In der Präambel gehen die Unterzeichneten Mitglieder von der im Jahre 1950 Unterzeichneten Europäischen Konvention zum Schutz der Menschenrechte und Grundfreiheiten aus, mit welcher die Mitgliedsstaaten ihren Völkern bestimmte Rechte und Freiheiten zusicherten, die auch’ voft sozialem Belang sind und zugleich Veranlassung darstellen, den Lebensstandard der jeweiligen Bevölkerung zu verbessern.

In neunzehn Artikeln wird vom Europarat — gleichsam in einer abnehmenden Abstraktion gegenüber den kategorialen Forderungen der Konvention zum Schutz der Menschenrechte und Grundfreiheiten — den Mitgliedsstaaten die Übernahme einer Reihe von sozialen Verpflichtungen empfohlen und zum Teil sogar auferlegt.
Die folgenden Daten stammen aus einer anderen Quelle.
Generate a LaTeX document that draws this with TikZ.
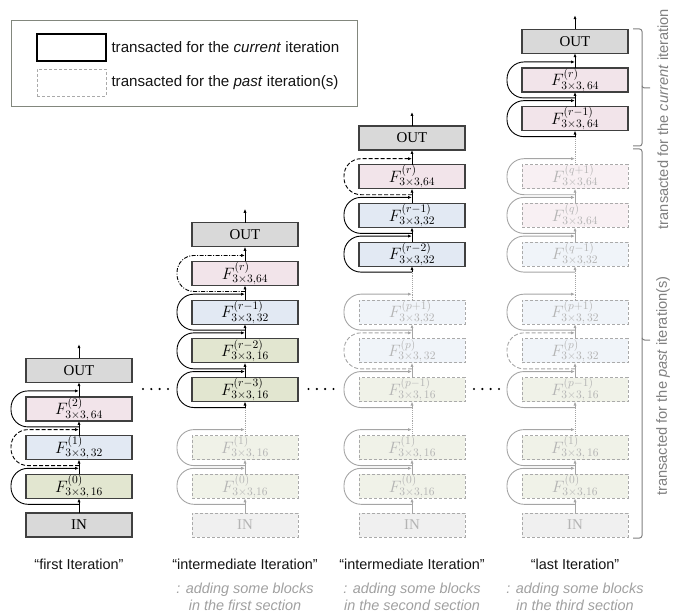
\RequirePackage{fix-cm}
\documentclass[tikz,border=0pt]{standalone}
\usepackage{fontspec}
\setsansfont{Liberation Sans}
\newfontfamily\ioserif{Liberation Serif}
\usetikzlibrary{arrows.meta,calc}
\definecolor{cgray}{RGB}{217,217,217}
\definecolor{cpink}{RGB}{242,228,234}
\definecolor{cblue}{RGB}{226,233,243}
\definecolor{cgreen}{RGB}{226,230,208}
\definecolor{pgray}{RGB}{240,240,240}
\definecolor{ppink}{RGB}{248,240,243}
\definecolor{pblue}{RGB}{240,244,249}
\definecolor{pgreen}{RGB}{240,242,232}
\definecolor{bord}{RGB}{64,64,64}
\definecolor{pbord}{RGB}{170,170,170}
\definecolor{ptext}{RGB}{180,180,180}
\definecolor{pline}{RGB}{165,165,165}
\definecolor{legc}{RGB}{130,135,125}
\definecolor{subc}{RGB}{160,160,160}
\definecolor{brc}{RGB}{128,128,128}
\definecolor{tx}{RGB}{20,20,20}
\newcommand\mfont{\fontsize{16.5}{18}\selectfont}
\newcommand\iofont{\ioserif\fontsize{15}{18}\selectfont}
\newcommand\FF[2]{\raisebox{-2.5bp}{$F^{\raisebox{1.5bp}{$\scriptstyle(#1)$}}_{#2}$}}
\newcommand\skl[2][]{\draw[lp,#1] ([yshift=-6bp]#2.south) -| ([xshift=-15bp,yshift=6bp]#2.north west) -- ([yshift=6bp]#2.north);}
\newcommand\pskl[2][]{\draw[plp,#1] ([yshift=-6bp]#2.south) -| ([xshift=-15bp,yshift=6bp]#2.north west) -- ([yshift=6bp]#2.north);}
\newcommand\gapc[2]{\draw[gapl] (#1.north) -- ([yshift=-6bp]#2.south); \draw[ar] ([yshift=-6bp]#2.south) -- (#2.south);}
\newcommand\gapp[2]{\draw[gapl] (#1.north) -- ([yshift=-6bp]#2.south); \draw[par] ([yshift=-6bp]#2.south) -- (#2.south);}
\tikzset{
 blk/.style={draw=bord, line width=1.2bp, minimum width=106bp, minimum height=24bp, inner sep=0pt, outer sep=0pt, font=\mfont},
 pst/.style={blk, draw=pbord, line width=0.9bp, dash pattern=on 3bp off 2bp, text=ptext},
 io/.style={font=\iofont},
 ar/.style={draw=black, line width=0.9bp, -{Latex[length=4bp,width=3.2bp]}},
 par/.style={draw=pline, line width=0.9bp, -{Latex[length=4bp,width=3.2bp]}},
 lp/.style={ar, rounded corners=17bp},
 plp/.style={par, rounded corners=17bp},
 gapl/.style={draw=pline, line width=0.9bp, densely dotted},
 dsh/.style={dash pattern=on 4bp off 2bp},
 dshd/.style={dash pattern=on 4bp off 1.5bp on 1bp off 1.5bp},
 ttl/.style={font=\sffamily\fontsize{14.5}{17}\selectfont, text=tx},
 sub/.style={font=\sffamily\itshape\fontsize{14.5}{16.5}\selectfont, text=subc, align=center},
 brace/.style={draw=brc, line width=1bp, rounded corners=2.5bp},
}
\begin{document}
\begin{tikzpicture}[x=1bp,y=-1bp]
\useasboundingbox (0,0) rectangle (694,616);
% legend
\node[draw=legc, line width=1bp, minimum width=346bp, minimum height=86bp, inner sep=0pt, anchor=north west] (lg) at (11,20) {};
\node[blk, draw=black, fill=white, minimum width=69bp, minimum height=27bp] (ls1) at (71.5,47.5) {};
\node[pst, fill=white, minimum width=69bp, minimum height=27bp] (ls2) at (71.5,82.5) {};
\node[anchor=west, font=\sffamily\fontsize{15.2}{18}\selectfont, text=tx] (lt1) at (108,47.5) {transacted for the \textit{current} iteration};
\node[anchor=west, font=\sffamily\fontsize{15.2}{18}\selectfont, text=tx] (lt2) at (108,82.5) {transacted for the \textit{past} iteration(s)};

% column 1
\node[blk, fill=cgray, io] (a0) at (79,525) {IN};
\node[blk, fill=cgreen] (a1) at (79,486.3) {\FF{0}{3\times3,\,16}};
\node[blk, fill=cblue] (a2) at (79,447.6) {\FF{1}{3\times3,\,32}};
\node[blk, fill=cpink] (a3) at (79,408.9) {\FF{2}{3\times3,\,64}};
\node[blk, fill=cgray, io] (a4) at (79,370.2) {OUT};
\coordinate (t1) at ([yshift=14bp]a4.north);
\draw[ar] (a0) -- (a1); \draw[ar] (a1) -- (a2); \draw[ar] (a2) -- (a3); \draw[ar] (a3) -- (a4); \draw[ar] (a4) -- (t1);
\skl{a1} \skl[dsh]{a2} \skl{a3}

% column 2
\node[pst, fill=pgray, io] (b0) at (245,525) {IN};
\node[pst, fill=pgreen] (b1) at (245,486.3) {\FF{0}{3\times3,16}};
\node[pst, fill=pgreen] (b2) at (245,447.6) {\FF{1}{3\times3,\,16}};
\node[blk, fill=cgreen] (b3) at (245,389.55) {\FF{r-3}{3\times3,\,16}};
\node[blk, fill=cgreen] (b4) at (245,350.85) {\FF{r-2}{3\times3,\,16}};
\node[blk, fill=cblue] (b5) at (245,312.15) {\FF{r-1}{3\times3,\,32}};
\node[blk, fill=cpink] (b6) at (245,273.45) {\FF{r}{3\times3,64}};
\node[blk, fill=cgray, io] (b7) at (245,234.75) {OUT};
\coordinate (t2) at ([yshift=14bp]b7.north);
\draw[par] (b0) -- (b1); \draw[par] (b1) -- (b2);
\gapc{b2}{b3}
\draw[ar] (b3) -- (b4); \draw[ar] (b4) -- (b5); \draw[ar] (b5) -- (b6); \draw[ar] (b6) -- (b7); \draw[ar] (b7) -- (t2);
\pskl{b1} \pskl{b2} \skl{b3} \skl{b4} \skl{b5} \skl[dshd]{b6}

% column 3
\node[pst, fill=pgray, io] (c0) at (412,525) {IN};
\node[pst, fill=pgreen] (c1) at (412,486.3) {\FF{0}{3\times3,16}};
\node[pst, fill=pgreen] (c2) at (412,447.6) {\FF{1}{3\times3,\,16}};
\node[pst, fill=pgreen] (c3) at (412,389.55) {\FF{p-1}{3\times3,\,16}};
\node[pst, fill=pblue] (c4) at (412,350.85) {\FF{p}{3\times3,\,32}};
\node[pst, fill=pblue] (c5) at (412,312.15) {\FF{p+1}{3\times3,32}};
\node[blk, fill=cblue] (c6) at (412,254.1) {\FF{r-2}{3\times3,32}};
\node[blk, fill=cblue] (c7) at (412,215.4) {\FF{r-1}{3\times3,32}};
\node[blk, fill=cpink] (c8) at (412,176.7) {\FF{r}{3\times3,64}};
\node[blk, fill=cgray, io] (c9) at (412,138) {OUT};
\coordinate (t3) at ([yshift=14bp]c9.north);
\draw[par] (c0) -- (c1); \draw[par] (c1) -- (c2);
\gapp{c2}{c3}
\draw[par] (c3) -- (c4); \draw[par] (c4) -- (c5);
\gapc{c5}{c6}
\draw[ar] (c6) -- (c7); \draw[ar] (c7) -- (c8); \draw[ar] (c8) -- (c9); \draw[ar] (c9) -- (t3);
\pskl{c1} \pskl{c2} \pskl{c3} \pskl[dsh]{c4} \pskl{c5} \skl{c6} \skl{c7} \skl[dsh]{c8}

% column 4
\node[pst, fill=pgray, io] (d0) at (575,525) {IN};
\node[pst, fill=pgreen] (d1) at (575,486.3) {\FF{0}{3\times3,16}};
\node[pst, fill=pgreen] (d2) at (575,447.6) {\FF{1}{3\times3,\,16}};
\node[pst, fill=pgreen] (d3) at (575,389.55) {\FF{p-1}{3\times3,\,16}};
\node[pst, fill=pblue] (d4) at (575,350.85) {\FF{p}{3\times3,\,32}};
\node[pst, fill=pblue] (d5) at (575,312.15) {\FF{p+1}{3\times3,\,32}};
\node[pst, fill=pblue] (d6) at (575,254.1) {\FF{q-1}{3\times3,32}};
\node[pst, fill=ppink] (d7) at (575,215.4) {\FF{q}{3\times3,64}};
\node[pst, fill=ppink] (d8) at (575,176.7) {\FF{q+1}{3\times3,64}};
\node[blk, fill=cpink] (d9) at (575,118.65) {\FF{r-1}{3\times3,\,64}};
\node[blk, fill=cpink] (d10) at (575,79.95) {\FF{r}{3\times3,\,64}};
\node[blk, fill=cgray, io] (d11) at (575,41.25) {OUT};
\coordinate (t4) at ([yshift=14bp]d11.north);
\draw[par] (d0) -- (d1); \draw[par] (d1) -- (d2);
\gapp{d2}{d3}
\draw[par] (d3) -- (d4); \draw[par] (d4) -- (d5);
\gapp{d5}{d6}
\draw[par] (d6) -- (d7); \draw[par] (d7) -- (d8);
\gapc{d8}{d9}
\draw[ar] (d9) -- (d10); \draw[ar] (d10) -- (d11); \draw[ar] (d11) -- (t4);
\pskl{d1} \pskl{d2} \pskl{d3} \pskl[dsh]{d4} \pskl{d5} \pskl{d6} \pskl{d7} \pskl{d8} \skl{d9} \skl{d10}

% dots between columns
\foreach \x in {143,151.3,159.6,168, 308.5,316.8,325.1,333.5, 474,482.3,490.6,499} \fill[black] (\x,389) circle (1.2bp);

% braces
\draw[brace] (633,29) -| (642,88) -- (650,88);
\draw[brace] (642,86) |- (633,146);
\draw[brace] (633,149) -| (642,340) -- (650,340);
\draw[brace] (642,338) |- (633,538);
\node[rotate=90, font=\sffamily\fontsize{14.7}{17}\selectfont, text=brc] (rt1) at (663,119) {transacted for the \textit{current} iteration};
\node[rotate=90, font=\sffamily\fontsize{14.7}{17}\selectfont, text=brc] (rt2) at (663,386) {transacted for the \textit{past} iteration(s)};

% titles
\node[ttl] (h1) at (79,564) {“first Iteration”};
\node[ttl] (h2) at (245,564) {“intermediate Iteration”};
\node[ttl] (h3) at (412,564) {“intermediate Iteration”};
\node[ttl] (h4) at (575,564) {“last Iteration”};
\node[sub] (s2) at (245,597) {: adding some blocks\\in the first section};
\node[sub] (s3) at (412,597) {: adding some blocks\\in the second section};
\node[sub] (s4) at (575,597) {: adding some blocks\\in the third section};
\end{tikzpicture}
\end{document}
Nun wird aber die Sozialcharta nicht als Ganzes verstanden. Einzelnen Artikeln wird eine besondere Qualität zuerkannt. Dabei handelt es sich um fünf Artikel — von neunzehn —, deren Annahme als verpflichtend erklärt wird. Die Annahme der anderen Artikel wird dem Wohlwollen der einzelnen Parlamente empfohlen, wenn auch verlangt wird, daß insgesamt zehn Artikel anzunehmen sind.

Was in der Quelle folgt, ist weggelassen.